Ok so the thing is, I don’t know. I’ve been thinking a lot about comedy and I work in comedy and performance and performing identities and character comedy and bouffon. I make work that is personal and political.
So, when I first watched an Amy Schumer special a couple of years ago, I was pretty baffled – why was she considered groundbreaking? Talking to people I remembered that (generalising here) American attitudes towards sex, women, drinking, body image etc is waaaaaay conservative. Amy Schumer really changed the game in so many ways in very specific circumstances.

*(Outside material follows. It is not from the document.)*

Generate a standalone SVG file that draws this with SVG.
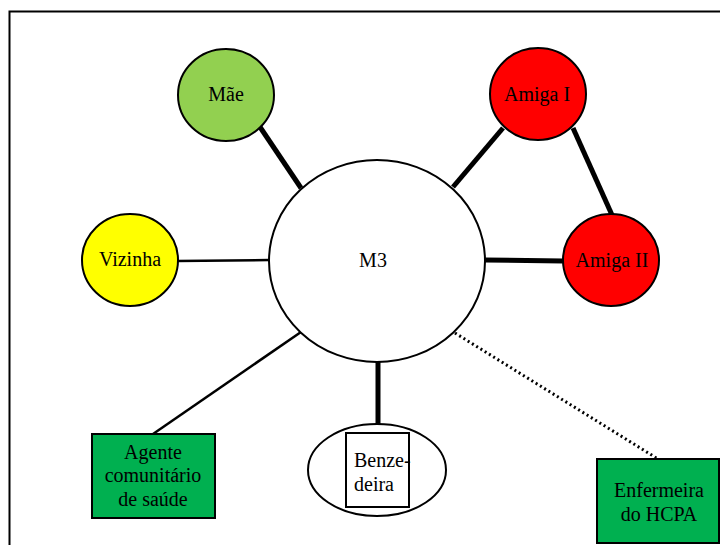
<svg xmlns="http://www.w3.org/2000/svg" width="720" height="545" viewBox="0 0 720 545">
  <style>
    .lbl { font-family: "Liberation Serif", "Times New Roman", serif; font-size: 20px; fill: #000; text-anchor: middle; }
    .node { stroke: #000; stroke-width: 2; }
    .thick { stroke: #000; stroke-width: 5; fill: none; }
    .thin { stroke: #000; stroke-width: 2.5; fill: none; }
    .dot { stroke: #000; stroke-width: 3; stroke-dasharray: 2 3; fill: none; }
  </style>
  <rect width="720" height="545" fill="#fff"/>
  <!-- frame -->
  <path d="M9.5,546 V11.5 H722" fill="none" stroke="#000" stroke-width="2"/>

  <g id="connectors">
    <line class="thick" x1="260" y1="127" x2="301" y2="188"/>
    <line class="thin" x1="177" y1="261" x2="269" y2="260"/>
    <line class="thick" x1="503" y1="128" x2="453" y2="187"/>
    <line class="thick" x1="573" y1="128" x2="612" y2="215"/>
    <line class="thick" x1="485" y1="260" x2="563" y2="261"/>
    <line class="thin" x1="301" y1="332" x2="153" y2="434"/>
    <line class="thick" x1="378" y1="362" x2="378" y2="425"/>
    <line class="dot" x1="455" y1="333" x2="658" y2="459"/>
  </g>

  <g id="m3">
    <ellipse class="node" cx="377" cy="261" rx="108" ry="101" fill="#fff"/>
    <text class="lbl" x="373" y="267">M3</text>
  </g>

  <g id="mae">
    <ellipse class="node" cx="226" cy="95" rx="48" ry="46" fill="#92D050"/>
    <text class="lbl" x="226" y="101">Mãe</text>
  </g>

  <g id="vizinha">
    <ellipse class="node" cx="130" cy="260" rx="48" ry="46" fill="#FFFF00"/>
    <text class="lbl" x="130" y="266">Vizinha</text>
  </g>

  <g id="amiga1">
    <ellipse class="node" cx="538" cy="94" rx="48" ry="46" fill="#FF0000"/>
    <text class="lbl" x="537" y="101">Amiga I</text>
  </g>

  <g id="amiga2">
    <ellipse class="node" cx="611" cy="260" rx="48" ry="46" fill="#FF0000"/>
    <text class="lbl" x="612" y="267">Amiga II</text>
  </g>

  <g id="agente">
    <rect class="node" x="92" y="434" width="123" height="84" fill="#00B050"/>
    <text class="lbl" x="153" y="459">Agente</text>
    <text class="lbl" x="153" y="482">comunitário</text>
    <text class="lbl" x="153" y="506">de saúde</text>
  </g>

  <g id="benzedeira">
    <ellipse class="node" cx="377" cy="470" rx="69" ry="46" fill="#fff"/>
    <rect class="node" x="346" y="433" width="63" height="74" fill="#fff"/>
    <text class="lbl" x="354" y="467" style="text-anchor:start">Benze-</text>
    <text class="lbl" x="354" y="491" style="text-anchor:start">deira</text>
  </g>

  <g id="enfermeira">
    <rect class="node" x="597" y="459" width="122" height="84" fill="#00B050"/>
    <text class="lbl" x="659" y="497">Enfermeira</text>
    <text class="lbl" x="659" y="521">do HCPA</text>
  </g>
</svg>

Not excusing dodgy comedy. I come across comedians, white or not, feminist or not, making terrible jokes all the time. I would like to move away from labels (e.g. Racist) and call out the racist or sexist actions. (Also passivity as an act of complicity.) People who make jokes that are racist, sexist could be terrible people but they also could be good (or regular, complicated, flawed) people making their way towards working out what they believe and what they want to say.

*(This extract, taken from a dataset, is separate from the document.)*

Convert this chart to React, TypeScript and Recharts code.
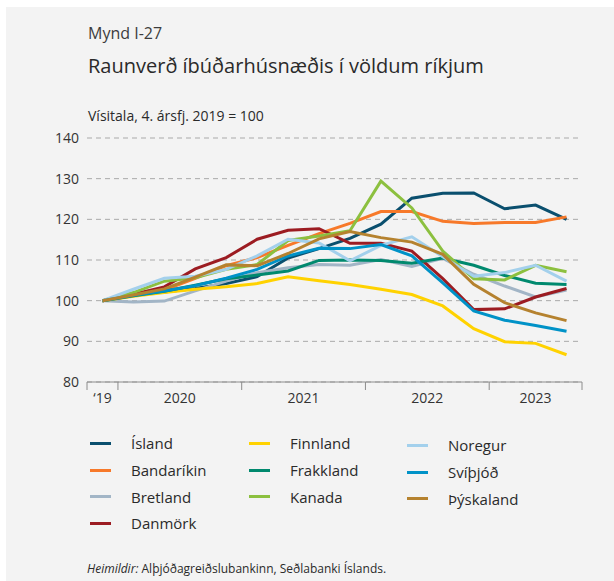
import { CartesianGrid, Line, LineChart, XAxis, YAxis } from "recharts";

const quarters = [
  "2019Q4",
  "2020Q1", "2020Q2", "2020Q3", "2020Q4",
  "2021Q1", "2021Q2", "2021Q3", "2021Q4",
  "2022Q1", "2022Q2", "2022Q3", "2022Q4",
  "2023Q1", "2023Q2", "2023Q3",
];

const island = [100, 101.8, 102.1, 103.0, 104.2, 105.9, 110.5, 112.8, 115.3, 118.8, 125.2, 126.4, 126.5, 122.6, 123.5, 120.0];
const bandarikin = [100, 101.2, 102.6, 105.5, 108.6, 110.6, 113.6, 116.5, 119.0, 121.9, 121.9, 119.5, 119.0, 119.2, 119.2, 120.6];
const bretland = [100, 99.7, 99.9, 102.4, 104.8, 106.9, 108.1, 108.9, 108.7, 110.1, 108.4, 110.4, 106.5, 103.6, 100.9, 102.6];
const danmork = [100, 101.6, 103.4, 107.8, 110.6, 115.1, 117.3, 117.7, 114.1, 114.1, 112.2, 105.4, 97.8, 98.0, 100.9, 103.0];
const finnland = [100, 101.1, 102.0, 102.8, 103.4, 104.2, 105.9, 104.9, 104.0, 102.8, 101.5, 98.7, 93.1, 89.9, 89.5, 86.7];
const frakkland = [100, 101.2, 102.3, 103.8, 105.4, 106.3, 107.3, 109.9, 110.0, 109.9, 109.2, 110.5, 108.7, 106.2, 104.3, 104.0];
const kanada = [100, 102.0, 104.8, 105.6, 107.7, 108.9, 114.8, 115.9, 117.2, 129.4, 122.8, 112.2, 105.4, 105.1, 108.7, 107.1];
const noregur = [100, 102.8, 105.5, 106.0, 107.7, 111.0, 115.1, 114.2, 109.8, 113.6, 115.7, 110.8, 106.0, 106.9, 108.7, 104.8];
const svithjod = [100, 101.3, 102.4, 103.7, 105.5, 107.7, 111.0, 112.9, 112.8, 113.8, 111.0, 104.4, 97.5, 95.2, 93.9, 92.5];
const thyskaland = [100, 101.4, 102.9, 105.8, 108.8, 108.6, 111.6, 115.2, 117.0, 115.5, 114.4, 111.4, 104.0, 99.5, 97.0, 95.1];

const yTicks = [80, 90, 100, 110, 120, 130, 140];

const yearLabels = [
  { label: "\u201819", first: "2019Q4", last: "2019Q4" },
  { label: "2020", first: "2020Q1", last: "2020Q4" },
  { label: "2021", first: "2021Q1", last: "2021Q4" },
  { label: "2022", first: "2022Q1", last: "2022Q4" },
  { label: "2023", first: "2023Q1", last: "2023Q3" },
];

const series = [
  { key: "island", name: "Ísland", color: "#0a4f6e", values: island },
  { key: "bandarikin", name: "Bandaríkin", color: "#f7792a", values: bandarikin },
  { key: "bretland", name: "Bretland", color: "#a2b5c6", values: bretland },
  { key: "danmork", name: "Danmörk", color: "#9c1c22", values: danmork },
  { key: "finnland", name: "Finnland", color: "#ffd200", values: finnland },
  { key: "frakkland", name: "Frakkland", color: "#00896e", values: frakkland },
  { key: "kanada", name: "Kanada", color: "#8cc03f", values: kanada },
  { key: "noregur", name: "Noregur", color: "#a3d0ec", values: noregur },
  { key: "svithjod", name: "Svíþjóð", color: "#0092c7", values: svithjod },
  { key: "thyskaland", name: "Þýskaland", color: "#b5822f", values: thyskaland },
];

// legend is laid out in three columns like the original
const legendColumns = [
  ["island", "bandarikin", "bretland", "danmork"],
  ["finnland", "frakkland", "kanada"],
  ["noregur", "svithjod", "thyskaland"],
];

const data = quarters.map((q, i) => {
  const row: Record<string, string | number> = { q };
  series.forEach((s) => (row[s.key] = s.values[i]));
  return row;
});

const FONT = "'Open Sans', 'Noto Sans', sans-serif";
const CHART_W = 614;
const M_LEFT = 0;
const Y_W = 87;
const M_RIGHT = 32;
const BAND = (CHART_W - M_LEFT - Y_W - M_RIGHT) / quarters.length;

function XTick(props: any) {
  const { x, y, payload } = props;
  const q = payload.value as string;
  const idx = quarters.indexOf(q);
  const year = yearLabels.find((l) => l.first === q);
  const parts = [];
  if (year) {
    const span = quarters.indexOf(year.last) - idx;
    parts.push(
      <line key="t" x1={x - BAND / 2} x2={x - BAND / 2} y1={y} y2={y + 8} stroke="#8c8c8c" />
    );
    parts.push(
      <text
        key="l"
        x={x + (span * BAND) / 2}
        y={y + 21}
        textAnchor="middle"
        fontSize={14}
        fill="#333"
        fontFamily={FONT}
      >
        {year.label}
      </text>
    );
  }
  if (idx === quarters.length - 1) {
    parts.push(
      <line key="e" x1={x + BAND / 2} x2={x + BAND / 2} y1={y} y2={y + 8} stroke="#8c8c8c" />
    );
  }
  return <g>{parts}</g>;
}

export default function App() {
  return (
    <div style={{ position: "absolute", left: 0, top: 0, width: 614, height: 581, background: "#fff", fontFamily: FONT }}>
      <div style={{ position: "absolute", left: 6, top: 7, width: 608, height: 574, background: "#f3f3f3" }} />
      <div style={{ position: "absolute", left: 88, top: 22, fontSize: 16, color: "#3c3c3c" }}>Mynd I-27</div>
      <div style={{ position: "absolute", left: 88, top: 52, fontSize: 20, color: "#2a2a2a" }}>
        Raunverð íbúðarhúsnæðis í völdum ríkjum
      </div>
      <div style={{ position: "absolute", left: 88, top: 106, fontSize: 14, color: "#2a2a2a" }}>
        Vísitala, 4. ársfj. 2019 = 100
      </div>
      <div style={{ position: "absolute", left: 0, top: 0 }}>
        <LineChart
          width={CHART_W}
          height={416}
          data={data}
          margin={{ top: 138, right: M_RIGHT, left: M_LEFT, bottom: 0 }}
        >
          <CartesianGrid vertical={false} stroke="#a9a9a9" strokeDasharray="5 4" />
          <XAxis
            dataKey="q"
            scale="band"
            interval={0}
            height={34}
            tickLine={false}
            tickSize={0}
            tickMargin={0}
            axisLine={{ stroke: "#8c8c8c" }}
            tick={<XTick />}
          />
          <YAxis
            domain={[80, 140]}
            ticks={yTicks}
            width={Y_W}
            axisLine={false}
            tickLine={false}
            tickSize={0}
            tickMargin={8}
            tick={{ fontSize: 14, fill: "#333", fontFamily: FONT }}
          />
          {series.map((s) => (
            <Line
              key={s.key}
              dataKey={s.key}
              name={s.name}
              stroke={s.color}
              strokeWidth={3}
              dot={false}
              isAnimationActive={false}
            />
          ))}
        </LineChart>
      </div>
      {legendColumns.map((col, ci) => (
        <div key={ci} style={{ position: "absolute", left: [90, 249, 407][ci], top: 430 + (ci === 2 ? 2 : 0) }}>
          {col.map((k) => {
            const s = series.find((x) => x.key === k)!;
            return (
              <div key={k} style={{ display: "flex", alignItems: "center", height: 26.7 }}>
                <div style={{ width: 21, height: 3, background: s.color, marginRight: 20 }} />
                <span style={{ fontSize: 15, color: "#2a2a2a" }}>{s.name}</span>
              </div>
            );
          })}
        </div>
      ))}
      <div style={{ position: "absolute", left: 87, top: 560, fontSize: 12, color: "#2a2a2a" }}>
        <i>Heimildir:</i> Alþjóðagreiðslubankinn, Seðlabanki Íslands.
      </div>
    </div>
  );
}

I have a lot of time for people who make work and put themselves on the line. Who use their public platform to investigate, risk, expose themselves. There’s something already so ridiculously controversial about any woman putting herself in the public arena, be it in politics or on stage. I really do believe that gender constructs are incredibly deep-rooted and there’s a tonne of hatred and fear and hostility surrounding us all day every day.
Believe me, I wince as much as anyone when anyone, again, white or a PoC, says stuff I’m not comfortable with. Some acts or makers are deliberately controversial – I’m not saying Schumer is – and whether or not they are, what do we do? I try not to spend money on people or things I don’t support e.g. Venues or shows. I talk or blog about it. Or because I’m a maker, I make work in response.

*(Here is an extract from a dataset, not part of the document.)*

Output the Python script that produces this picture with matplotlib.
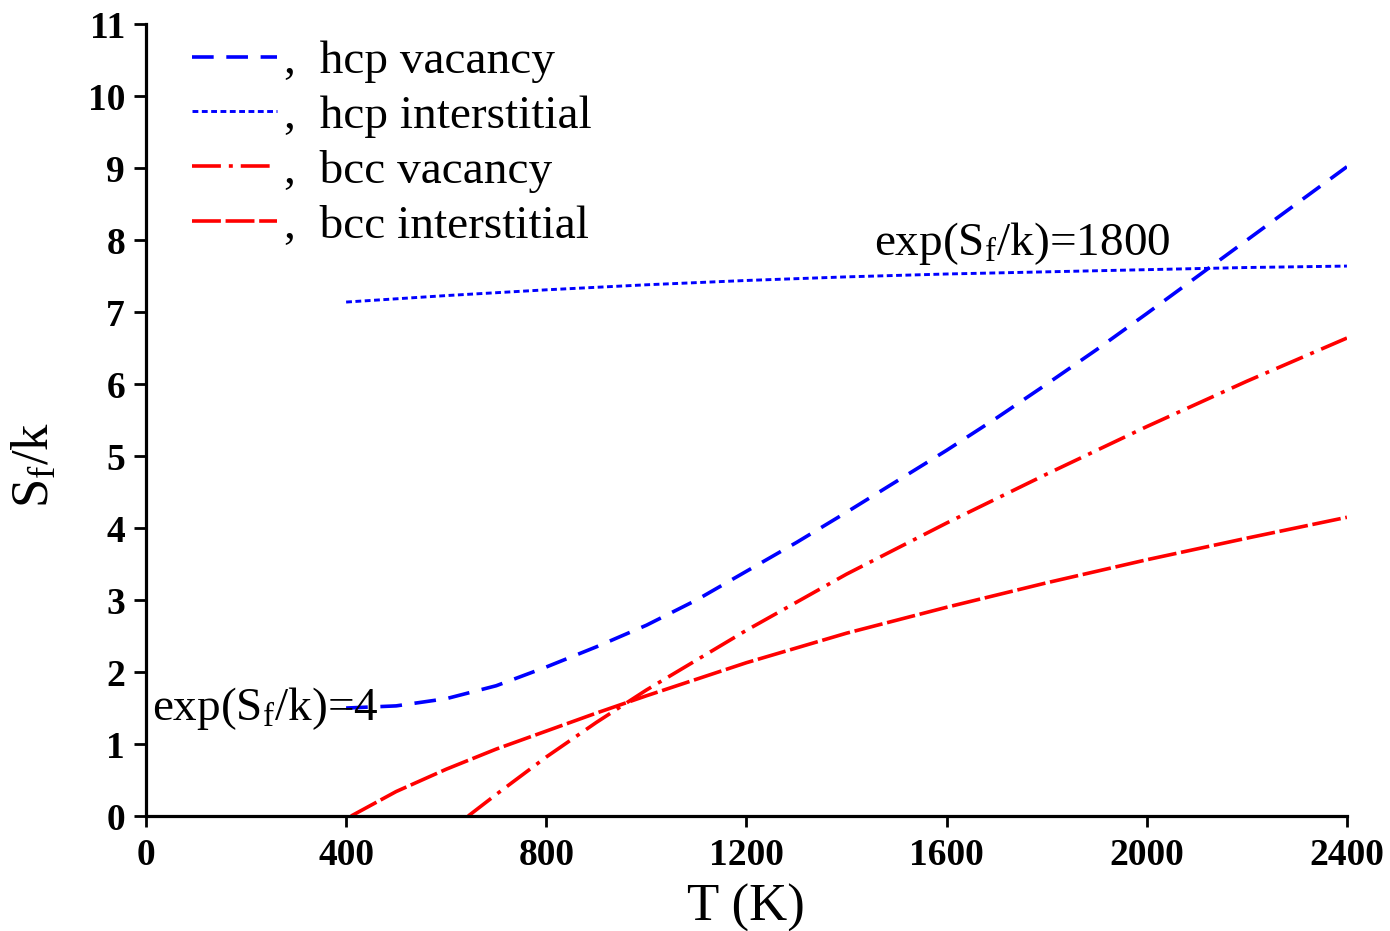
import matplotlib
matplotlib.use("Agg")
import matplotlib.pyplot as plt
import numpy as np

# Entropia de formacion de defectos frente a la temperatura
T_hcp_vac = [400, 500, 600, 700, 800, 900, 1000, 1100, 1200, 1300, 1400, 1500,
             1600, 1700, 1800, 1900, 2000, 2100, 2200, 2300, 2400]
S_hcp_vac = [1.50, 1.53, 1.63, 1.81, 2.07, 2.35, 2.65, 3.00, 3.40, 3.80, 4.22, 4.65,
             5.08, 5.53, 6.00, 6.48, 6.98, 7.49, 8.00, 8.51, 9.02]

T_hcp_int = [400, 600, 800, 1000, 1200, 1400, 1600, 1800, 2000, 2200, 2400]
S_hcp_int = [7.14, 7.23, 7.31, 7.38, 7.44, 7.49, 7.53, 7.56, 7.59, 7.62, 7.64]

T_bcc_vac = [644, 700, 800, 900, 1000, 1200, 1400, 1600, 1800, 2000, 2200, 2400]
S_bcc_vac = [0.0, 0.30, 0.82, 1.30, 1.75, 2.58, 3.36, 4.07, 4.75, 5.41, 6.04, 6.64]

T_bcc_int = [410, 500, 600, 700, 800, 900, 1000, 1100, 1200, 1400, 1600, 1800,
             2000, 2200, 2400]
S_bcc_int = [0.0, 0.34, 0.65, 0.93, 1.18, 1.43, 1.67, 1.90, 2.13, 2.54, 2.90, 3.24,
             3.56, 3.86, 4.15]

plt.rcParams['font.family'] = ['Liberation Serif', 'DejaVu Serif']
plt.rcParams['mathtext.fontset'] = 'custom'
plt.rcParams['mathtext.rm'] = 'Liberation Serif'
plt.rcParams['mathtext.it'] = 'Liberation Serif:italic'
plt.rcParams['mathtext.bf'] = 'Liberation Serif:bold'

fig = plt.figure(figsize=(13.9, 9.31), dpi=100)
ax = fig.add_axes([0.105, 0.1235, 0.864, 0.8505])

lw = 2.6
ax.plot(T_hcp_vac, S_hcp_vac, color='blue', lw=lw, linestyle=(0, (6, 3.5)),
        label=',  hcp vacancy')
ax.plot(T_hcp_int, S_hcp_int, color='blue', lw=2.1, linestyle=(0, (2, 1.2)),
        label=',  hcp interstitial')
ax.plot(T_bcc_vac, S_bcc_vac, color='red', lw=lw, linestyle=(0, (8, 2.2, 1.1, 2.2)),
        label=',  bcc vacancy')
ax.plot(T_bcc_int, S_bcc_int, color='red', lw=lw, linestyle=(0, (8, 1.3)),
        label=',  bcc interstitial')

ax.text(1454, 7.79, r'exp(S$_\mathrm{f}$/k)=1800', fontsize=34, va='baseline')
ax.text(12, 1.33, r'exp(S$_\mathrm{f}$/k)=4', fontsize=34, va='baseline')

ax.set_xlim(0, 2400)
ax.set_ylim(0, 11)
ax.set_xticks([0, 400, 800, 1200, 1600, 2000, 2400])
ax.set_yticks(range(0, 12))

for side in ['top', 'right']:
    ax.spines[side].set_visible(False)
for side in ['left', 'bottom']:
    ax.spines[side].set_linewidth(2.3)

ax.tick_params(axis='both', direction='out', width=2, labelsize=27)
ax.tick_params(axis='y', length=9, pad=6)
ax.tick_params(axis='x', length=8, pad=8)
for lab in ax.get_xticklabels() + ax.get_yticklabels():
    lab.set_fontweight('bold')

ax.set_xlabel('T (K)', fontsize=38, labelpad=8)
ax.set_ylabel(r'S$_\mathrm{f}$/k', fontsize=38)
ax.yaxis.set_label_coords(-0.072, 0.443)

ax.legend(loc='upper left', bbox_to_anchor=(0.038, 0.98), frameon=False,
          fontsize=34, handlelength=1.8, handletextpad=0.15, labelspacing=0.25,
          borderpad=0, borderaxespad=0)

fig.savefig('out.png', dpi=100)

I was discussing the scope for being nuanced with political activism and someone suggested to me that forerunners aren’t the ones who make a big messy hole in the wall/ceiling, piss everyone off, take one for the team, over and over again. And the people who travel in their wake have the task of refining and clarifying. I don’t disagree. Again I’m not saying Amy Schumer is doing this. But I am interested in listening to Lena Dunham, Chelsea Handler, Amy Schumer etc and other white women (and women of colour) who persist.
As long as I can see them muddling through and fighting, I’m interested in what they’re discovering. And their mistakes, public and catastrophic, help me work out a whole bunch of things.